[Begin SOURCE MATERIAL]
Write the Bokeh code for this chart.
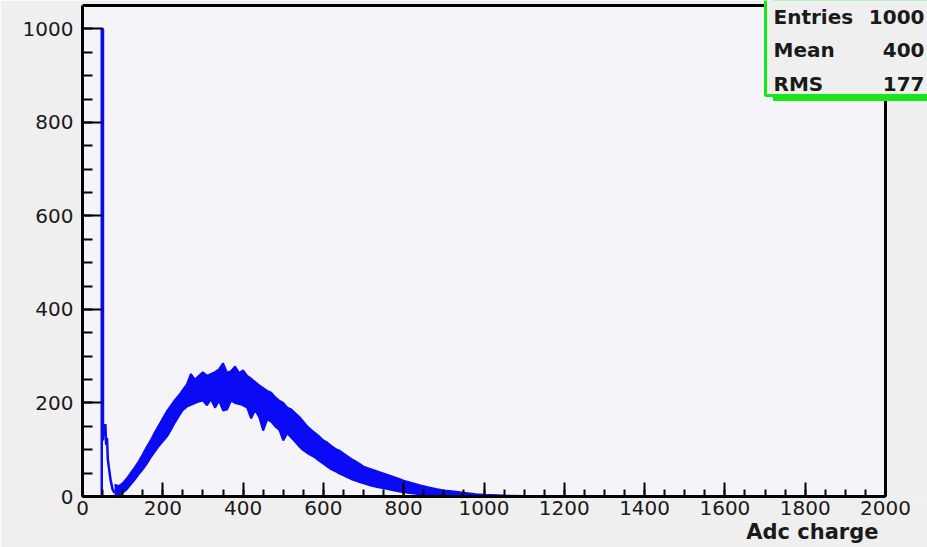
from bokeh.plotting import figure
from bokeh.models import Range1d, FixedTicker, Label, BoxAnnotation, Title
from bokeh.embed import file_html
from bokeh.resources import INLINE

# Pedestal spike and the small shoulder right after it (ADC channel, counts)
pedestal_adc = [44, 48, 48, 51, 51, 53, 55, 57, 59, 61, 63, 66, 70, 75, 80]
pedestal_counts = [0, 0, 1000, 1000, 120, 150, 135, 155, 110, 125, 80, 60, 35, 15, 8]

# Main charge distribution: lower and upper edge of the bin-to-bin spread
band_adc = [
    80, 90, 100, 110, 120, 130, 140, 150, 160, 170,
    180, 190, 200, 210, 220, 230, 240, 250, 260, 270,
    280, 290, 300, 310, 320, 330, 340, 350, 360, 370,
    380, 390, 400, 410, 420, 430, 440, 450, 460, 470,
    480, 490, 500, 510, 520, 530, 540, 550, 560, 570,
    580, 590, 600, 610, 620, 630, 640, 650, 660, 670,
    680, 690, 700, 720, 740, 760, 780, 800, 820, 840,
    860, 880, 900, 920, 940, 960, 980, 1000, 1050, 1100,
    1200, 2000,
]
band_low = [
    5, 3, 8, 15, 26, 36, 48, 58, 70, 84,
    96, 108, 118, 128, 142, 158, 172, 185, 192, 196,
    200, 203, 205, 195, 208, 190, 205, 184, 186, 205,
    200, 198, 195, 190, 167, 185, 170, 141, 165, 160,
    150, 143, 120, 135, 126, 117, 107, 99, 93, 88,
    83, 76, 70, 64, 58, 54, 49, 45, 41, 37,
    34, 31, 28, 23, 19, 16, 12, 9, 7, 5,
    4, 3, 2, 1, 1, 0, 0, 0, 0, 0,
    0, 0,
]
band_high = [
    25, 22, 28, 38, 50, 62, 75, 90, 106, 120,
    137, 152, 167, 182, 194, 206, 216, 228, 240, 262,
    250, 258, 266, 258, 262, 266, 272, 285, 265, 268,
    278, 264, 270, 258, 252, 245, 238, 232, 226, 222,
    212, 205, 200, 190, 186, 178, 170, 160, 150, 142,
    135, 128, 120, 115, 108, 102, 98, 92, 86, 80,
    75, 70, 64, 58, 52, 46, 40, 34, 29, 24,
    20, 16, 13, 11, 9, 7, 5, 4, 2, 1,
    0, 0,
]

x_ticks = [0, 200, 400, 600, 800, 1000, 1200, 1400, 1600, 1800, 2000]
y_ticks = [0, 200, 400, 600, 800, 1000]
x_max, y_max = 2000, 1050

stat_names = ["Entries", "Mean", "RMS"]
stat_values = ["1000", "400", "177"]

BLUE = "#0a0af5"
GREEN = "#19e619"
PAD = "#efefef"
FONT = "DejaVu Sans"

# The data area reaches the right and top edges of the canvas so the
# statistics box (which sits over the frame corner) is not cut away.
p = figure(
    width=927, height=547,
    x_range=Range1d(0, x_max + 42 / (803 / x_max)),
    y_range=Range1d(0, y_max + 5 / (491 / y_max)),
    output_backend="svg", toolbar_location=None,
    min_border_left=82, min_border_right=0,
    min_border_top=0, min_border_bottom=51,
)
p.border_fill_color = PAD
p.background_fill_color = PAD
p.outline_line_color = None
p.grid.visible = False

# Histogram frame
p.quad(left=[0], right=[x_max], bottom=[0], top=[y_max],
       fill_color="#f5f4f8", line_color="black", line_width=3)

p.xaxis.ticker = FixedTicker(ticks=x_ticks, minor_ticks=list(range(0, x_max + 1, 50)))
p.yaxis.ticker = FixedTicker(ticks=y_ticks, minor_ticks=list(range(0, 1001, 50)))
p.xaxis.bounds = (0, x_max)
p.yaxis.bounds = (0, y_max)

for ax in (p.xaxis[0], p.yaxis[0]):
    ax.axis_line_color = "black"
    ax.axis_line_width = 3
    ax.major_tick_line_color = "black"
    ax.minor_tick_line_color = "black"
    ax.major_tick_line_width = 2
    ax.minor_tick_line_width = 2
    ax.major_tick_out = 0
    ax.minor_tick_out = 0
    ax.major_label_text_font = FONT
    ax.major_label_text_font_size = "20px"
    ax.major_label_text_color = "#1a1a1a"

p.xaxis.major_tick_in = 14
p.xaxis.minor_tick_in = 7
p.xaxis.major_label_standoff = 4
p.yaxis.major_tick_in = 20
p.yaxis.minor_tick_in = 10
p.yaxis.major_label_standoff = 9

# Histogram: filled spread of the signal, its edges and the pedestal spike
p.varea(x=band_adc, y1=band_low, y2=band_high, fill_color=BLUE)
p.line(band_adc, band_high, line_color=BLUE, line_width=2)
p.line(band_adc, band_low, line_color=BLUE, line_width=2)
p.line(pedestal_adc, pedestal_counts, line_color=BLUE, line_width=2.5)

# Axis title, lower right
p.add_layout(Title(
    text="Adc charge", align="right", offset=49, standoff=0,
    text_font=FONT, text_font_style="bold", text_font_size="21px",
    text_color="#1a1a1a",
), "below")

# Statistics box with its shadow
p.add_layout(BoxAnnotation(
    left=773, right=960, top=-20, bottom=100,
    left_units="canvas", right_units="canvas", top_units="canvas", bottom_units="canvas",
    fill_color=GREEN, fill_alpha=1.0, line_color=GREEN, line_alpha=1.0,
))
p.add_layout(BoxAnnotation(
    left=765, right=950, top=-25, bottom=95,
    left_units="canvas", right_units="canvas", top_units="canvas", bottom_units="canvas",
    fill_color=PAD, fill_alpha=1.0, line_color=GREEN, line_width=3, line_alpha=1.0,
))

row_baselines = [16, 49, 83]
value_right = 924
for name, val, yb in zip(stat_names, stat_values, row_baselines):
    p.add_layout(Label(
        x=773, y=yb, x_units="canvas", y_units="canvas", text=name,
        text_baseline="alphabetic", text_font=FONT, text_font_style="bold",
        text_font_size="20px", text_color="#1a1a1a",
    ))
    p.add_layout(Label(
        x=value_right, y=yb, x_units="canvas", y_units="canvas", text=val,
        text_align="right", text_baseline="alphabetic", text_font=FONT,
        text_font_style="bold", text_font_size="20px", text_color="#1a1a1a",
    ))

open("out.html", "w").write(file_html(p, INLINE))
[End SOURCE MATERIAL]
» WHAT NEEDS TO BE DONE:
The material above must be printed exactly, with its pictures left out.

» EXPECTED ANSWER:
Write the Bokeh code for this chart.
from bokeh.plotting import figure
from bokeh.models import Range1d, FixedTicker, Label, BoxAnnotation, Title
from bokeh.embed import file_html
from bokeh.resources import INLINE

# Pedestal spike and the small shoulder right after it (ADC channel, counts)
pedestal_adc = [44, 48, 48, 51, 51, 53, 55, 57, 59, 61, 63, 66, 70, 75, 80]
pedestal_counts = [0, 0, 1000, 1000, 120, 150, 135, 155, 110, 125, 80, 60, 35, 15, 8]

# Main charge distribution: lower and upper edge of the bin-to-bin spread
band_adc = [
    80, 90, 100, 110, 120, 130, 140, 150, 160, 170,
    180, 190, 200, 210, 220, 230, 240, 250, 260, 270,
    280, 290, 300, 310, 320, 330, 340, 350, 360, 370,
    380, 390, 400, 410, 420, 430, 440, 450, 460, 470,
    480, 490, 500, 510, 520, 530, 540, 550, 560, 570,
    580, 590, 600, 610, 620, 630, 640, 650, 660, 670,
    680, 690, 700, 720, 740, 760, 780, 800, 820, 840,
    860, 880, 900, 920, 940, 960, 980, 1000, 1050, 1100,
    1200, 2000,
]
band_low = [
    5, 3, 8, 15, 26, 36, 48, 58, 70, 84,
    96, 108, 118, 128, 142, 158, 172, 185, 192, 196,
    200, 203, 205, 195, 208, 190, 205, 184, 186, 205,
    200, 198, 195, 190, 167, 185, 170, 141, 165, 160,
    150, 143, 120, 135, 126, 117, 107, 99, 93, 88,
    83, 76, 70, 64, 58, 54, 49, 45, 41, 37,
    34, 31, 28, 23, 19, 16, 12, 9, 7, 5,
    4, 3, 2, 1, 1, 0, 0, 0, 0, 0,
    0, 0,
]
band_high = [
    25, 22, 28, 38, 50, 62, 75, 90, 106, 120,
    137, 152, 167, 182, 194, 206, 216, 228, 240, 262,
    250, 258, 266, 258, 262, 266, 272, 285, 265, 268,
    278, 264, 270, 258, 252, 245, 238, 232, 226, 222,
    212, 205, 200, 190, 186, 178, 170, 160, 150, 142,
    135, 128, 120, 115, 108, 102, 98, 92, 86, 80,
    75, 70, 64, 58, 52, 46, 40, 34, 29, 24,
    20, 16, 13, 11, 9, 7, 5, 4, 2, 1,
    0, 0,
]

x_ticks = [0, 200, 400, 600, 800, 1000, 1200, 1400, 1600, 1800, 2000]
y_ticks = [0, 200, 400, 600, 800, 1000]
x_max, y_max = 2000, 1050

stat_names = ["Entries", "Mean", "RMS"]
stat_values = ["1000", "400", "177"]

BLUE = "#0a0af5"
GREEN = "#19e619"
PAD = "#efefef"
FONT = "DejaVu Sans"

# The data area reaches the right and top edges of the canvas so the
# statistics box (which sits over the frame corner) is not cut away.
p = figure(
    width=927, height=547,
    x_range=Range1d(0, x_max + 42 / (803 / x_max)),
    y_range=Range1d(0, y_max + 5 / (491 / y_max)),
    output_backend="svg", toolbar_location=None,
    min_border_left=82, min_border_right=0,
    min_border_top=0, min_border_bottom=51,
)
p.border_fill_color = PAD
p.background_fill_color = PAD
p.outline_line_color = None
p.grid.visible = False

# Histogram frame
p.quad(left=[0], right=[x_max], bottom=[0], top=[y_max],
       fill_color="#f5f4f8", line_color="black", line_width=3)

p.xaxis.ticker = FixedTicker(ticks=x_ticks, minor_ticks=list(range(0, x_max + 1, 50)))
p.yaxis.ticker = FixedTicker(ticks=y_ticks, minor_ticks=list(range(0, 1001, 50)))
p.xaxis.bounds = (0, x_max)
p.yaxis.bounds = (0, y_max)

for ax in (p.xaxis[0], p.yaxis[0]):
    ax.axis_line_color = "black"
    ax.axis_line_width = 3
    ax.major_tick_line_color = "black"
    ax.minor_tick_line_color = "black"
    ax.major_tick_line_width = 2
    ax.minor_tick_line_width = 2
    ax.major_tick_out = 0
    ax.minor_tick_out = 0
    ax.major_label_text_font = FONT
    ax.major_label_text_font_size = "20px"
    ax.major_label_text_color = "#1a1a1a"

p.xaxis.major_tick_in = 14
p.xaxis.minor_tick_in = 7
p.xaxis.major_label_standoff = 4
p.yaxis.major_tick_in = 20
p.yaxis.minor_tick_in = 10
p.yaxis.major_label_standoff = 9

# Histogram: filled spread of the signal, its edges and the pedestal spike
p.varea(x=band_adc, y1=band_low, y2=band_high, fill_color=BLUE)
p.line(band_adc, band_high, line_color=BLUE, line_width=2)
p.line(band_adc, band_low, line_color=BLUE, line_width=2)
p.line(pedestal_adc, pedestal_counts, line_color=BLUE, line_width=2.5)

# Axis title, lower right
p.add_layout(Title(
    text="Adc charge", align="right", offset=49, standoff=0,
    text_font=FONT, text_font_style="bold", text_font_size="21px",
    text_color="#1a1a1a",
), "below")

# Statistics box with its shadow
p.add_layout(BoxAnnotation(
    left=773, right=960, top=-20, bottom=100,
    left_units="canvas", right_units="canvas", top_units="canvas", bottom_units="canvas",
    fill_color=GREEN, fill_alpha=1.0, line_color=GREEN, line_alpha=1.0,
))
p.add_layout(BoxAnnotation(
    left=765, right=950, top=-25, bottom=95,
    left_units="canvas", right_units="canvas", top_units="canvas", bottom_units="canvas",
    fill_color=PAD, fill_alpha=1.0, line_color=GREEN, line_width=3, line_alpha=1.0,
))

row_baselines = [16, 49, 83]
value_right = 924
for name, val, yb in zip(stat_names, stat_values, row_baselines):
    p.add_layout(Label(
        x=773, y=yb, x_units="canvas", y_units="canvas", text=name,
        text_baseline="alphabetic", text_font=FONT, text_font_style="bold",
        text_font_size="20px", text_color="#1a1a1a",
    ))
    p.add_layout(Label(
        x=value_right, y=yb, x_units="canvas", y_units="canvas", text=val,
        text_align="right", text_baseline="alphabetic", text_font=FONT,
        text_font_style="bold", text_font_size="20px", text_color="#1a1a1a",
    ))

open("out.html", "w").write(file_html(p, INLINE))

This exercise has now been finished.